In [51]:
import pandas as pd
import numpy as np
from scipy import spatial
import polars as pl
import random
import os
from sklearn.neighbors import KDTree
import pickle
from joblib import dump
from joblib import load
import csv

In [54]:
weapons = ["bomb", "rifle", "arrow"]
arr_random_input = np.random.default_rng().uniform(low=-100,high=100,size=[10_000_000,2])
arr_random_query = np.random.default_rng().uniform(low=-100,high=100,size=[1000,2])
df = pd.DataFrame(arr_random_input, columns=["x","y"])
query_df = pd.DataFrame(arr_random_query, columns=["x","y"])
df["weapon"] = "a"
df["weapon"]=df.weapon.apply(lambda x:random.choice(weapons))
df.to_parquet("input.parquet")
query_df.to_parquet("query.parquet")
query_df.to_csv("query.csv",index=False)

### Original kdtree with polars (our current best) 
does around 5.2sec (@korvó) and around 11 sec on laptp for 10Mx1000

In [5]:
query_df_p = pl.read_parquet("query.parquet")
df_p = pl.read_parquet("input.parquet")

In [6]:
%%timeit
tree = spatial.KDTree(df_p[["x","y"]])
out = []
for row in query_df_p.iter_rows():
    out.append({"dist": tree.query(row)[0], 
                "weapon": df_p[int(tree.query(row)[1])]["weapon"].item()})
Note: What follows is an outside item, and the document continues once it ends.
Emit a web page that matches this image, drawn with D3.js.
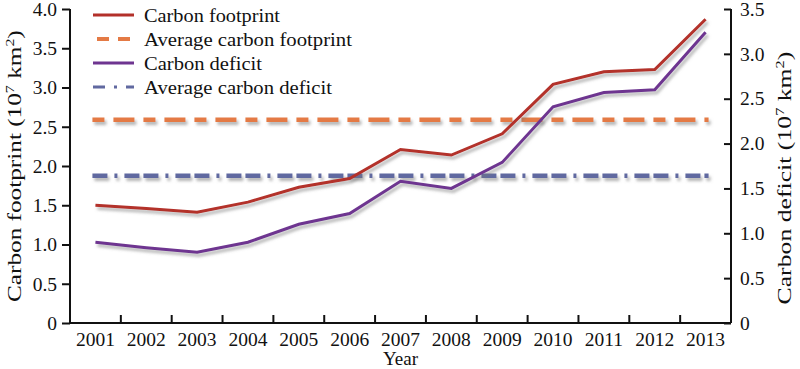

10.9 s ± 685 ms per loop (mean ± std. dev. of 7 runs, 1 loop each)


list comprehension is actually slower

In [10]:
%%timeit
tree = spatial.KDTree(df_p[["x","y"]])
out = [["dist","weapon"]]
out = [[dist,df_p[int(idx)]["weapon"]] for dist, idx in
        zip(tree.query(query_df_p)[0], tree.query(query_df_p)[1])]

In [41]:
tree = spatial.KDTree(df_p[["x","y"]])
out = [["dist","weapon"]]
out = [[dist,df_p[int(idx)]["weapon"]] for dist, idx in
        zip(tree.query(query_df_p)[0], tree.query(query_df_p)[1])]

# New tree with polars
tree building is around 30 sec but maybe can be exported?

In [44]:
tree = KDTree(df_p[["x","y"]],leaf_size=10)
out = []


querying looks reasonably fast

In [33]:
for row in query_df_p.iter_rows():
    out.append({"dist": tree.query([row])[0][0][0], 
                "weapon": df_p[int(tree.query([row])[1][0][0])]["weapon"].item()})

trying to export tree

In [37]:
from joblib import dump
from joblib import load

In [45]:
dump(tree,"notebook_results/sklearn_tree.joblib")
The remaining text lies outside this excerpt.